_JOB_:
Reproduce all of the data below without alteration; exclude every picture.
____ PROVIDED INFORMATION
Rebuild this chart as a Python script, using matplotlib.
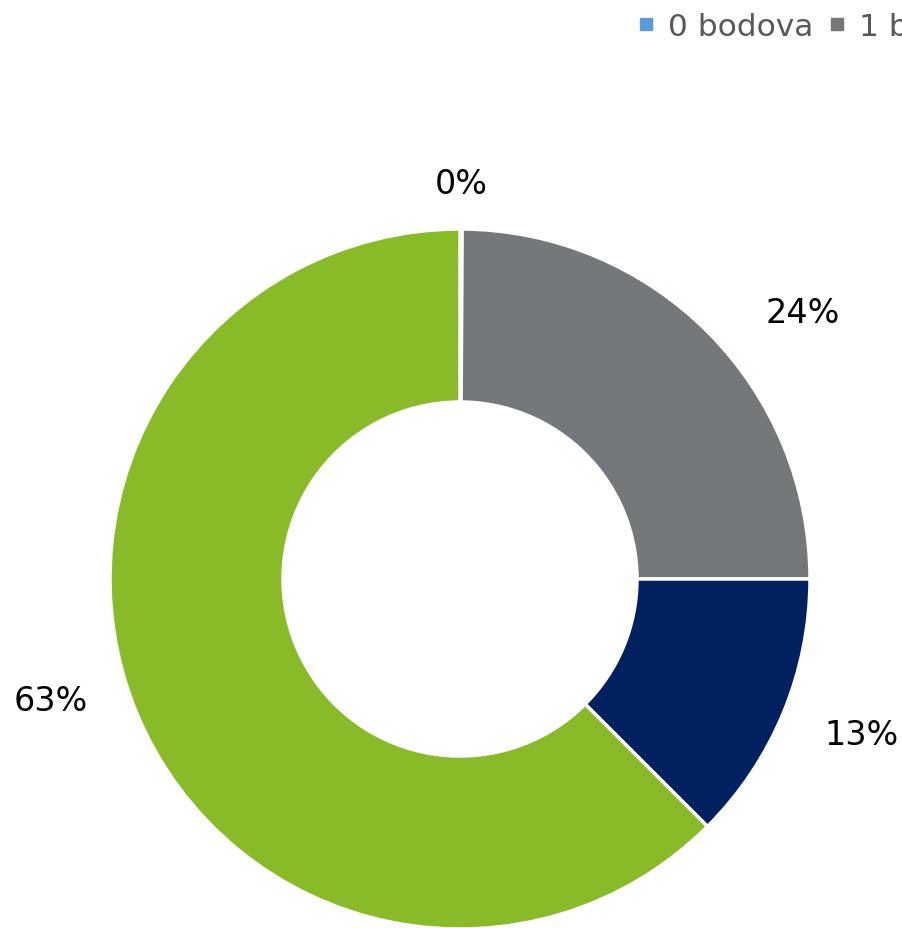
import matplotlib.pyplot as plt
from matplotlib.lines import Line2D
import numpy as np

kategorier = ["0 bodova", "1 bod", "2 boda", "3 boda"]
andeler = [0.1, 24.9, 12.5, 62.5]          # prosent
etiketter = ["0%", "24%", "13%", "63%"]
farger = ["#5B9BD5", "#75787B", "#002060", "#88BB27"]

fig = plt.figure(figsize=(9.03, 9.29), dpi=100)
ax = fig.add_axes([0, 0, 1, 1])

sentrum = (460, 349)
radius = 350

kiler, _ = ax.pie(andeler, colors=farger, startangle=90, counterclock=False,
                  center=sentrum, radius=radius, frame=True,
                  wedgeprops=dict(width=173, edgecolor="white", linewidth=2.5))
ax.set_xlim(0, 903)
ax.set_ylim(0, 929)
ax.set_aspect("equal")
ax.axis("off")

# etikettplassering (vinkel-justering og avstand), som i Excel "best fit"
justering = [0, -7, 1.3, -6]
avstand = [1.13, 1.24, 1.23, 1.22]
for kile, tekst, dv, r in zip(kiler, etiketter, justering, avstand):
    midt = np.deg2rad((kile.theta1 + kile.theta2) / 2 + dv)
    x = sentrum[0] + r * radius * np.cos(midt)
    y = sentrum[1] + r * radius * np.sin(midt)
    ax.text(x, y, tekst, fontsize=24, ha="center", va="center", color="black")

handles = [Line2D([], [], marker="s", linestyle="none", markersize=9,
                  color=f) for f in farger]
fig.legend(handles, kategorier, loc="upper left", ncol=4, frameon=False,
           bbox_to_anchor=(637 / 903, 1 - 13 / 929), borderaxespad=0, borderpad=0,
           fontsize=22.5, handlelength=0.6, handletextpad=0.4, columnspacing=0.45,
           labelcolor="#595959")

fig.savefig("out.png", dpi=100)
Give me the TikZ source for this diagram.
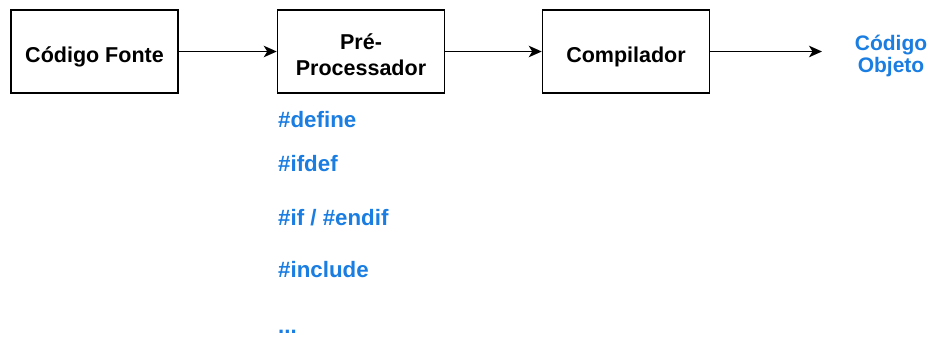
\documentclass[tikz,border=0pt]{standalone}
\usepackage{fontspec}
\setmainfont{Liberation Sans}
\usetikzlibrary{arrows.meta}
\definecolor{diretiva}{RGB}{26,125,225}

\begin{document}
\begin{tikzpicture}[x=1pt,y=-1pt,>={Stealth[length=13pt,width=11.5pt,inset=3.5pt]},
    etapa/.style={draw,line width=1.5pt,minimum width=167pt,minimum height=83pt},
    rotulo/.style={anchor=base,align=center,inner sep=0pt,
      font=\bfseries\fontsize{21.5}{26}\selectfont},
    diret/.style={anchor=base west,inner sep=0pt,text=diretiva,
      font=\bfseries\fontsize{22.3}{26}\selectfont}]
  \useasboundingbox (0,0) rectangle (931,338);
  \node[etapa] (fonte) at (94.5,51.5) {};
  \node[etapa] (pre)   at (361,51.5)  {};
  \node[etapa] (comp)  at (626,51.5)  {};
  % texto das caixas (base da ultima linha)
  \node[rotulo] (tfonte) at ([yshift=-10.5pt]fonte.center) {Código Fonte};
  \node[rotulo] (tpre)   at ([yshift=-23.5pt]pre.center)   {Pré-\\Processador};
  \node[rotulo] (tcomp)  at ([yshift=-10.5pt]comp.center)  {Compilador};
  \coordinate (fim) at (822,51.5);
  \node[rotulo,text=diretiva,font=\bfseries\fontsize{21}{22}\selectfont]
    (objeto) at (891,72) {Código\\Objeto};
  \draw[->,line width=1.6pt] (fonte) -- (pre);
  \draw[->,line width=1.6pt] (pre) -- (comp);
  \draw[->,line width=1.6pt] (comp) -- (fim);
  % diretivas do pre-processador
  \node[diret] (define)  at (278,127) {\#define};
  \node[diret] (ifdef)   at (278,171) {\#ifdef};
  \node[diret] (ifendif) at (278,225) {\#if / \#endif};
  \node[diret] (include) at (278,277) {\#include};
  \node[diret] (etc)     at (278,333) {...};
\end{tikzpicture}
\end{document}
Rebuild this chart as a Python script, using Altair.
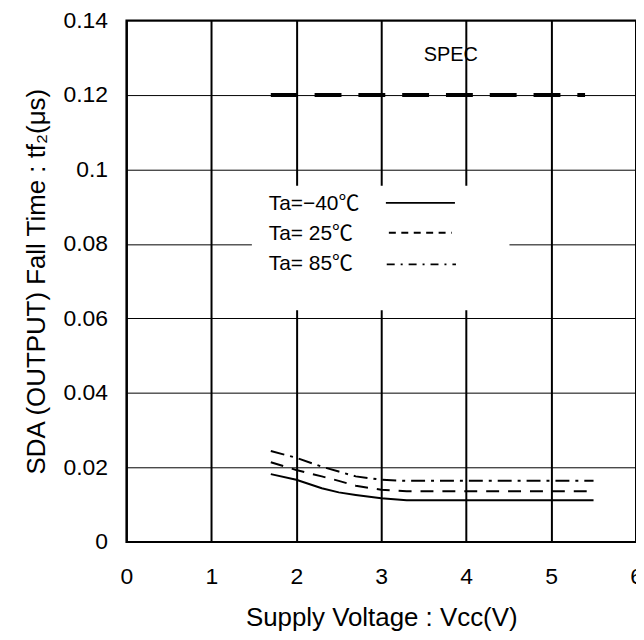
________
_RESPONSE BELOW_:
Rebuild this chart as a Python script, using matplotlib.
import matplotlib.pyplot as plt
from matplotlib.lines import Line2D
import numpy as np

kategorier = ["0 bodova", "1 bod", "2 boda", "3 boda"]
andeler = [0.1, 24.9, 12.5, 62.5]          # prosent
etiketter = ["0%", "24%", "13%", "63%"]
farger = ["#5B9BD5", "#75787B", "#002060", "#88BB27"]

fig = plt.figure(figsize=(9.03, 9.29), dpi=100)
ax = fig.add_axes([0, 0, 1, 1])

sentrum = (460, 349)
radius = 350

kiler, _ = ax.pie(andeler, colors=farger, startangle=90, counterclock=False,
                  center=sentrum, radius=radius, frame=True,
                  wedgeprops=dict(width=173, edgecolor="white", linewidth=2.5))
ax.set_xlim(0, 903)
ax.set_ylim(0, 929)
ax.set_aspect("equal")
ax.axis("off")

# etikettplassering (vinkel-justering og avstand), som i Excel "best fit"
justering = [0, -7, 1.3, -6]
avstand = [1.13, 1.24, 1.23, 1.22]
for kile, tekst, dv, r in zip(kiler, etiketter, justering, avstand):
    midt = np.deg2rad((kile.theta1 + kile.theta2) / 2 + dv)
    x = sentrum[0] + r * radius * np.cos(midt)
    y = sentrum[1] + r * radius * np.sin(midt)
    ax.text(x, y, tekst, fontsize=24, ha="center", va="center", color="black")

handles = [Line2D([], [], marker="s", linestyle="none", markersize=9,
                  color=f) for f in farger]
fig.legend(handles, kategorier, loc="upper left", ncol=4, frameon=False,
           bbox_to_anchor=(637 / 903, 1 - 13 / 929), borderaxespad=0, borderpad=0,
           fontsize=22.5, handlelength=0.6, handletextpad=0.4, columnspacing=0.45,
           labelcolor="#595959")

fig.savefig("out.png", dpi=100)
Give me the TikZ source for this diagram.
\documentclass[tikz,border=0pt]{standalone}
\usepackage{fontspec}
\setmainfont{Liberation Sans}
\usetikzlibrary{arrows.meta}
\definecolor{diretiva}{RGB}{26,125,225}

\begin{document}
\begin{tikzpicture}[x=1pt,y=-1pt,>={Stealth[length=13pt,width=11.5pt,inset=3.5pt]},
    etapa/.style={draw,line width=1.5pt,minimum width=167pt,minimum height=83pt},
    rotulo/.style={anchor=base,align=center,inner sep=0pt,
      font=\bfseries\fontsize{21.5}{26}\selectfont},
    diret/.style={anchor=base west,inner sep=0pt,text=diretiva,
      font=\bfseries\fontsize{22.3}{26}\selectfont}]
  \useasboundingbox (0,0) rectangle (931,338);
  \node[etapa] (fonte) at (94.5,51.5) {};
  \node[etapa] (pre)   at (361,51.5)  {};
  \node[etapa] (comp)  at (626,51.5)  {};
  % texto das caixas (base da ultima linha)
  \node[rotulo] (tfonte) at ([yshift=-10.5pt]fonte.center) {Código Fonte};
  \node[rotulo] (tpre)   at ([yshift=-23.5pt]pre.center)   {Pré-\\Processador};
  \node[rotulo] (tcomp)  at ([yshift=-10.5pt]comp.center)  {Compilador};
  \coordinate (fim) at (822,51.5);
  \node[rotulo,text=diretiva,font=\bfseries\fontsize{21}{22}\selectfont]
    (objeto) at (891,72) {Código\\Objeto};
  \draw[->,line width=1.6pt] (fonte) -- (pre);
  \draw[->,line width=1.6pt] (pre) -- (comp);
  \draw[->,line width=1.6pt] (comp) -- (fim);
  % diretivas do pre-processador
  \node[diret] (define)  at (278,127) {\#define};
  \node[diret] (ifdef)   at (278,171) {\#ifdef};
  \node[diret] (ifendif) at (278,225) {\#if / \#endif};
  \node[diret] (include) at (278,277) {\#include};
  \node[diret] (etc)     at (278,333) {...};
\end{tikzpicture}
\end{document}
Rebuild this chart as a Python script, using Altair.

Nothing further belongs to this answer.